How Synchronization Actually Works: The Layered Reality
Synchronization refers to the process by which a display retrieves updated content, configuration, or timing instructions from a central management system. But “syncing” isn’t a single event—it’s a chain of dependencies:
- Physical layer handshake: Establishing a stable connection (radio link or network association)
- Authentication & authorization: Verifying identity and permissions (e.g., TLS certificate validation or rolling-code RF key exchange)
- Data transport: Moving files or commands (HTTP(S) payload vs. binary RF packet)

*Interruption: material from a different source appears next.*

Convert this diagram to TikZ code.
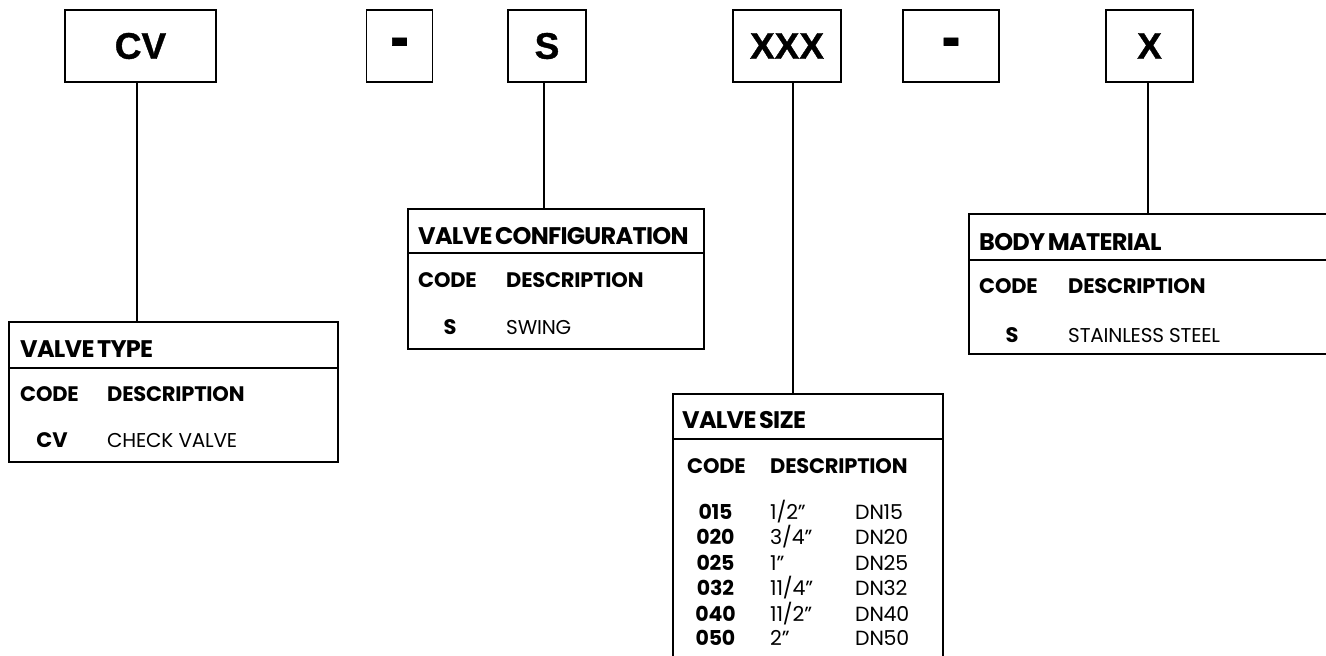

- Local processing & validation: Parsing, checksum verification, and cache management on the display’s onboard controller
- Execution trigger: Applying changes at the scheduled time—without rebooting or dropping frames
WiFi-enabled displays operate across all five layers using standard internet protocols. RF-controlled displays collapse layers 1–3 into a purpose-built, narrowband radio protocol—often operating at 433 MHz or 868 MHz—with minimal overhead and no IP stack required. That architectural difference dictates everything from initial setup time to recovery after a power outage.
Sync Speed & Reliability: Benchmarks from Field Deployments
We analyzed anonymized sync logs from 217 outdoor displays installed across three U.S. metropolitan areas (Chicago, Phoenix, and Seattle) between Q2 2023 and Q1 2024. All units were identical in resolution, brightness, and content scheduling logic—only the control interface differed. Displays were configured to sync every 15 minutes with a 5 MB weather-integrated feed (including dynamic map overlays and localized alerts).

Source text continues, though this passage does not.